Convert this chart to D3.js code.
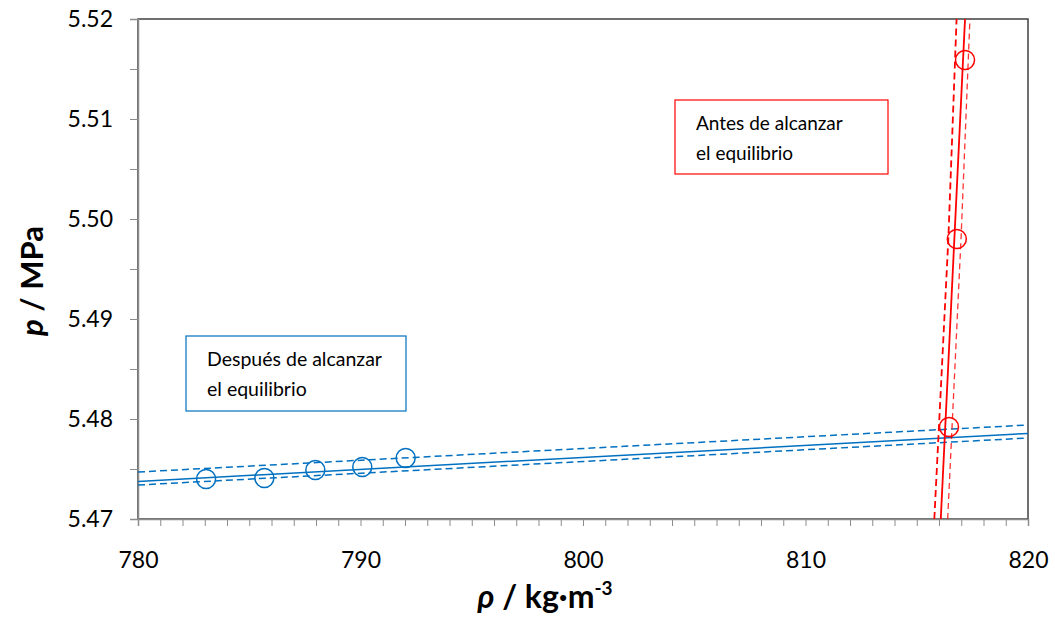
<!DOCTYPE html>
<meta charset="utf-8">
<style>
  body { margin: 0; background: #fff; }
  text { font-family: Lato, "Open Sans", sans-serif; }
</style>
<svg width="1055" height="619"></svg>
<script src="https://d3js.org/d3.v7.min.js"></script>
<script>

// datos
var rhoTicks = [780, 790, 800, 810, 820];
var pTicks = [5.47, 5.48, 5.49, 5.50, 5.51, 5.52];

// después de alcanzar el equilibrio (azul)
var blueRho = [783.06, 785.68, 787.97, 790.08, 792.03];
var blueP = [5.4740, 5.4741, 5.4749, 5.4752, 5.4761];
var blueFit = [[780, 5.47376], [820, 5.47856]];
var blueUpper = [[780, 5.4747], [820, 5.4794]];
var blueLower = [[780, 5.4734], [820, 5.4781]];

// antes de alcanzar el equilibrio (rojo)
var redRho = [816.45, 816.80, 817.17];
var redP = [5.4792, 5.4980, 5.5159];
var redFit = [[816.08, 5.47], [817.17, 5.52]];
var redLeft = [[815.79, 5.47], [816.42, 5.498], [816.79, 5.52]];
var redRight = [[816.39, 5.47], [816.99, 5.498], [817.39, 5.52]];

var blue = "#0070c0", red = "#ff0000";

var svg = d3.select("svg"),
    margin = {left: 138, top: 19, right: 27, bottom: 100},
    width = 1055 - margin.left - margin.right,
    height = 619 - margin.top - margin.bottom;

var x = d3.scaleLinear().domain([780, 820]).range([margin.left, margin.left + width]);
var y = d3.scaleLinear().domain([5.47, 5.52]).range([margin.top + height, margin.top]);

svg.append("clipPath").attr("id", "clip")
  .append("rect")
    .attr("x", margin.left).attr("y", margin.top)
    .attr("width", width).attr("height", height);

// marco del área de trazado
svg.append("rect")
    .attr("x", margin.left).attr("y", margin.top)
    .attr("width", width).attr("height", height)
    .attr("fill", "none").attr("stroke", "#404040").attr("stroke-width", 1.5);

// eje x: marcas menores cada 1
var xAxis = svg.append("g")
    .attr("transform", "translate(0," + (margin.top + height) + ")")
    .call(d3.axisBottom(x).ticks(40).tickSize(7).tickFormat(""));
var xLab = svg.append("g")
    .attr("transform", "translate(0," + (margin.top + height) + ")")
    .call(d3.axisBottom(x).tickValues(rhoTicks).tickSize(0).tickPadding(33).tickFormat(d3.format("d")));
xLab.select(".domain").remove();

var yAxis = svg.append("g")
    .attr("transform", "translate(" + margin.left + ",0)")
    .call(d3.axisLeft(y).ticks(10).tickSize(8).tickFormat(""));
var yLab = svg.append("g")
    .attr("transform", "translate(" + margin.left + ",0)")
    .call(d3.axisLeft(y).tickValues(pTicks).tickSize(0).tickPadding(25).tickFormat(d3.format(".2f")));
yLab.select(".domain").remove();

svg.selectAll(".tick line").attr("stroke", "#8c8c8c");
xAxis.select(".domain").attr("stroke", "#8c8c8c").attr("stroke-width", 1.5);
yAxis.select(".domain").attr("stroke", "#8c8c8c").attr("stroke-width", 1.5);
svg.selectAll(".tick text").attr("font-family", "Lato").attr("font-size", 23).attr("fill", "#000");

// líneas
var line = d3.line().x(function(d) { return x(d[0]); }).y(function(d) { return y(d[1]); });
var g = svg.append("g").attr("clip-path", "url(#clip)");

function draw(data, color, w, dash, op) {
  g.append("path").datum(data)
    .attr("d", line)
    .attr("fill", "none")
    .attr("stroke", color)
    .attr("stroke-width", w)
    .attr("stroke-opacity", op || 1)
    .attr("stroke-dasharray", dash);
}
draw(blueUpper, blue, 1.5, "7,4");
draw(blueLower, blue, 1.5, "7,4");
draw(blueFit, blue, 1.5, null);
draw(redLeft, red, 1.8, "7,4");
draw(redRight, red, 1.3, "6,4", 0.8);
draw(redFit, red, 1.8, null);

// puntos
svg.append("g").selectAll("circle")
  .data(d3.range(blueRho.length))
  .enter().append("circle")
    .attr("cx", function(i) { return x(blueRho[i]); })
    .attr("cy", function(i) { return y(blueP[i]); })
    .attr("r", 9.5)
    .attr("fill", "none").attr("stroke", blue).attr("stroke-width", 1.5);

svg.append("g").selectAll("circle")
  .data(d3.range(redRho.length))
  .enter().append("circle")
    .attr("cx", function(i) { return x(redRho[i]); })
    .attr("cy", function(i) { return y(redP[i]); })
    .attr("r", 9.5)
    .attr("fill", "none").attr("stroke", red).attr("stroke-width", 1.5);

// cuadros de texto
function box(x0, y0, w, h, color, lines, tx, ty, fs) {
  svg.append("rect")
    .attr("x", x0).attr("y", y0).attr("width", w).attr("height", h)
    .attr("fill", "#fff").attr("stroke", color).attr("stroke-width", 1.2);
  svg.append("g").selectAll("text").data(lines).enter().append("text")
    .attr("x", tx).attr("y", function(d, i) { return ty + i * 30; })
    .attr("font-size", fs).attr("fill", "#000")
    .text(function(d) { return d; });
}
box(675, 100, 213, 74, red, ["Antes de alcanzar", "el equilibrio"], 696, 130, 19);
box(186, 336, 220, 75, blue, ["Después de alcanzar", "el equilibrio"], 207, 366, 19.5);

// títulos de ejes
var xt = svg.append("text")
    .attr("x", 545).attr("y", 608)
    .attr("text-anchor", "middle")
    .attr("font-size", 32).attr("font-weight", "bold");
xt.append("tspan").attr("font-style", "italic").text("ρ");
xt.append("tspan").text(" / kg·m");
xt.append("tspan").attr("font-size", 19).attr("dy", -13).text("-3");

var yt = svg.append("text")
    .attr("transform", "translate(43,281) rotate(-90)")
    .attr("text-anchor", "middle")
    .attr("font-size", 31).attr("font-weight", "bold");
yt.append("tspan").attr("font-style", "italic").text("p");
yt.append("tspan").text(" / MPa");

</script>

### Goal of the exercise
Look at the listing and set down only the lines from its start through the line with "var pTicks = [5.47, 5.48, 5.49, 5.50, 5.51, 5.52];", word for word and without pictures.

### Task response
Convert this chart to D3.js code.
<!DOCTYPE html>
<meta charset="utf-8">
<style>
  body { margin: 0; background: #fff; }
  text { font-family: Lato, "Open Sans", sans-serif; }
</style>
<svg width="1055" height="619"></svg>
<script src="https://d3js.org/d3.v7.min.js"></script>
<script>

// datos
var rhoTicks = [780, 790, 800, 810, 820];
var pTicks = [5.47, 5.48, 5.49, 5.50, 5.51, 5.52];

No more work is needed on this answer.